= GIVEN DATA =

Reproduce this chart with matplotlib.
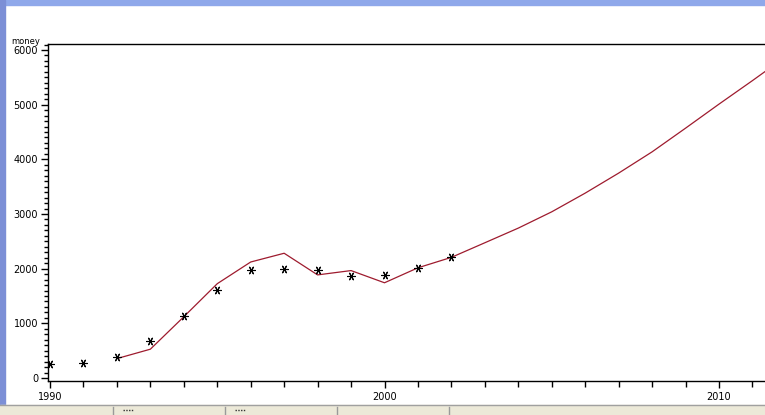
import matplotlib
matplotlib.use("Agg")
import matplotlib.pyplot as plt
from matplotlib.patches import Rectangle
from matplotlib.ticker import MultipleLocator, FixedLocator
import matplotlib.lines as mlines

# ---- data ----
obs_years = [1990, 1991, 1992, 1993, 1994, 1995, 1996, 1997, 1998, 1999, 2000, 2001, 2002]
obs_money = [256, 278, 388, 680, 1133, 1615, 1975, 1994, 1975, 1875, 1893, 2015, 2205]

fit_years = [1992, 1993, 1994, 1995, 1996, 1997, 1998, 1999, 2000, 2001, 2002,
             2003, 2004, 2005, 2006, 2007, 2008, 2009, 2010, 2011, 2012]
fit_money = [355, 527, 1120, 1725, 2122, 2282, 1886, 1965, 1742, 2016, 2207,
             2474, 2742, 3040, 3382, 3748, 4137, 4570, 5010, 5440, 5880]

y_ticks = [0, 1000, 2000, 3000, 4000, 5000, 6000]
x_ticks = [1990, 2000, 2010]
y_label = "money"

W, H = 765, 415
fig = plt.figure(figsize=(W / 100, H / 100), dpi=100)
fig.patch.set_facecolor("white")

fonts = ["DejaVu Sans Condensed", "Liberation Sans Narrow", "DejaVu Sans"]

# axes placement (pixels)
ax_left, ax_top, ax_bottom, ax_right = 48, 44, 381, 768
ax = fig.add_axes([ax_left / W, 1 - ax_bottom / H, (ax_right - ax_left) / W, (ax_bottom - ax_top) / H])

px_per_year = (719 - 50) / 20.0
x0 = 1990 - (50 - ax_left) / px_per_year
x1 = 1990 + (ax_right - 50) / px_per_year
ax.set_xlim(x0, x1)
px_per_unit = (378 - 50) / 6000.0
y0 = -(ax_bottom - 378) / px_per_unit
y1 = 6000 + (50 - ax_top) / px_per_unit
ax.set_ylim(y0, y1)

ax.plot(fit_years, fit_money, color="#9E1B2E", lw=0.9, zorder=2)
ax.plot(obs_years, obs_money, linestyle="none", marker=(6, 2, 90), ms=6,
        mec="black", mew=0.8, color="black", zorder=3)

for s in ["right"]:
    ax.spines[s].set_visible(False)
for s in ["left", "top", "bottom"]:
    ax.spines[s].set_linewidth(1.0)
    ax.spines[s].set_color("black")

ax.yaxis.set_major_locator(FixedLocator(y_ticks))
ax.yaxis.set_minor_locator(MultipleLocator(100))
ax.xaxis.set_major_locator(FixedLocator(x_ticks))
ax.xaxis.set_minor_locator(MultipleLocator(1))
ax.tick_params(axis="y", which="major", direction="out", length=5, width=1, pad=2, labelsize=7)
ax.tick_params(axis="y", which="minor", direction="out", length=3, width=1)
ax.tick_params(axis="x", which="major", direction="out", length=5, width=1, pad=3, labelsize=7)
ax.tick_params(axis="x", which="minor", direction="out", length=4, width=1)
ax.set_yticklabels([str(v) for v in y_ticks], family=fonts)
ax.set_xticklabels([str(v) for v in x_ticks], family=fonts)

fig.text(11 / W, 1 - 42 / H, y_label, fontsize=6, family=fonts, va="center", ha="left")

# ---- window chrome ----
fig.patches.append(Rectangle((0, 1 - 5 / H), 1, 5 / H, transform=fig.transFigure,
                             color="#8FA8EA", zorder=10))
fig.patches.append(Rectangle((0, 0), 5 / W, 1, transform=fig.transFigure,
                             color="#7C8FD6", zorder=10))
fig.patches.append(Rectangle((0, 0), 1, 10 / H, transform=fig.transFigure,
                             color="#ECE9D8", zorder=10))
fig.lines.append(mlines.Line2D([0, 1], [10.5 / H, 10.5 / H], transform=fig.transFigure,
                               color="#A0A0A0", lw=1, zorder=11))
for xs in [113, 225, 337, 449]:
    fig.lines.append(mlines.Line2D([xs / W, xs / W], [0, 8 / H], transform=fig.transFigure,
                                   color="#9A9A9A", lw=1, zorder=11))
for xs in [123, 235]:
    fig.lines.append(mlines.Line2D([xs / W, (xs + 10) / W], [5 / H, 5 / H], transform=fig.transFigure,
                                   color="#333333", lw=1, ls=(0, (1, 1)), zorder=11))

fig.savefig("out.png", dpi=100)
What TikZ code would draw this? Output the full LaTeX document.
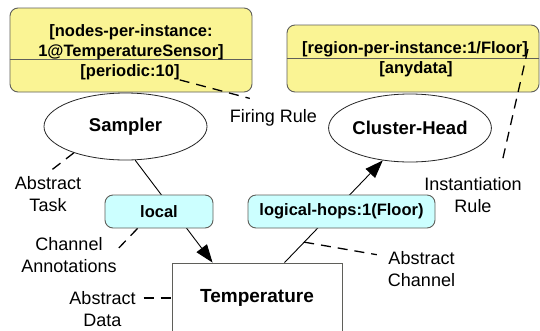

= WORK TO DO =
Every line above should be returned word for word, with the pictures left behind.

= EXERCISE OUTPUT =
Reproduce this chart with matplotlib.
import matplotlib
matplotlib.use("Agg")
import matplotlib.pyplot as plt
from matplotlib.patches import Rectangle
from matplotlib.ticker import MultipleLocator, FixedLocator
import matplotlib.lines as mlines

# ---- data ----
obs_years = [1990, 1991, 1992, 1993, 1994, 1995, 1996, 1997, 1998, 1999, 2000, 2001, 2002]
obs_money = [256, 278, 388, 680, 1133, 1615, 1975, 1994, 1975, 1875, 1893, 2015, 2205]

fit_years = [1992, 1993, 1994, 1995, 1996, 1997, 1998, 1999, 2000, 2001, 2002,
             2003, 2004, 2005, 2006, 2007, 2008, 2009, 2010, 2011, 2012]
fit_money = [355, 527, 1120, 1725, 2122, 2282, 1886, 1965, 1742, 2016, 2207,
             2474, 2742, 3040, 3382, 3748, 4137, 4570, 5010, 5440, 5880]

y_ticks = [0, 1000, 2000, 3000, 4000, 5000, 6000]
x_ticks = [1990, 2000, 2010]
y_label = "money"

W, H = 765, 415
fig = plt.figure(figsize=(W / 100, H / 100), dpi=100)
fig.patch.set_facecolor("white")

fonts = ["DejaVu Sans Condensed", "Liberation Sans Narrow", "DejaVu Sans"]

# axes placement (pixels)
ax_left, ax_top, ax_bottom, ax_right = 48, 44, 381, 768
ax = fig.add_axes([ax_left / W, 1 - ax_bottom / H, (ax_right - ax_left) / W, (ax_bottom - ax_top) / H])

px_per_year = (719 - 50) / 20.0
x0 = 1990 - (50 - ax_left) / px_per_year
x1 = 1990 + (ax_right - 50) / px_per_year
ax.set_xlim(x0, x1)
px_per_unit = (378 - 50) / 6000.0
y0 = -(ax_bottom - 378) / px_per_unit
y1 = 6000 + (50 - ax_top) / px_per_unit
ax.set_ylim(y0, y1)

ax.plot(fit_years, fit_money, color="#9E1B2E", lw=0.9, zorder=2)
ax.plot(obs_years, obs_money, linestyle="none", marker=(6, 2, 90), ms=6,
        mec="black", mew=0.8, color="black", zorder=3)

for s in ["right"]:
    ax.spines[s].set_visible(False)
for s in ["left", "top", "bottom"]:
    ax.spines[s].set_linewidth(1.0)
    ax.spines[s].set_color("black")

ax.yaxis.set_major_locator(FixedLocator(y_ticks))
ax.yaxis.set_minor_locator(MultipleLocator(100))
ax.xaxis.set_major_locator(FixedLocator(x_ticks))
ax.xaxis.set_minor_locator(MultipleLocator(1))
ax.tick_params(axis="y", which="major", direction="out", length=5, width=1, pad=2, labelsize=7)
ax.tick_params(axis="y", which="minor", direction="out", length=3, width=1)
ax.tick_params(axis="x", which="major", direction="out", length=5, width=1, pad=3, labelsize=7)
ax.tick_params(axis="x", which="minor", direction="out", length=4, width=1)
ax.set_yticklabels([str(v) for v in y_ticks], family=fonts)
ax.set_xticklabels([str(v) for v in x_ticks], family=fonts)

fig.text(11 / W, 1 - 42 / H, y_label, fontsize=6, family=fonts, va="center", ha="left")

# ---- window chrome ----
fig.patches.append(Rectangle((0, 1 - 5 / H), 1, 5 / H, transform=fig.transFigure,
                             color="#8FA8EA", zorder=10))
fig.patches.append(Rectangle((0, 0), 5 / W, 1, transform=fig.transFigure,
                             color="#7C8FD6", zorder=10))
fig.patches.append(Rectangle((0, 0), 1, 10 / H, transform=fig.transFigure,
                             color="#ECE9D8", zorder=10))
fig.lines.append(mlines.Line2D([0, 1], [10.5 / H, 10.5 / H], transform=fig.transFigure,
                               color="#A0A0A0", lw=1, zorder=11))
for xs in [113, 225, 337, 449]:
    fig.lines.append(mlines.Line2D([xs / W, xs / W], [0, 8 / H], transform=fig.transFigure,
                                   color="#9A9A9A", lw=1, zorder=11))
for xs in [123, 235]:
    fig.lines.append(mlines.Line2D([xs / W, (xs + 10) / W], [5 / H, 5 / H], transform=fig.transFigure,
                                   color="#333333", lw=1, ls=(0, (1, 1)), zorder=11))

fig.savefig("out.png", dpi=100)
What TikZ code would draw this? Output the full LaTeX document.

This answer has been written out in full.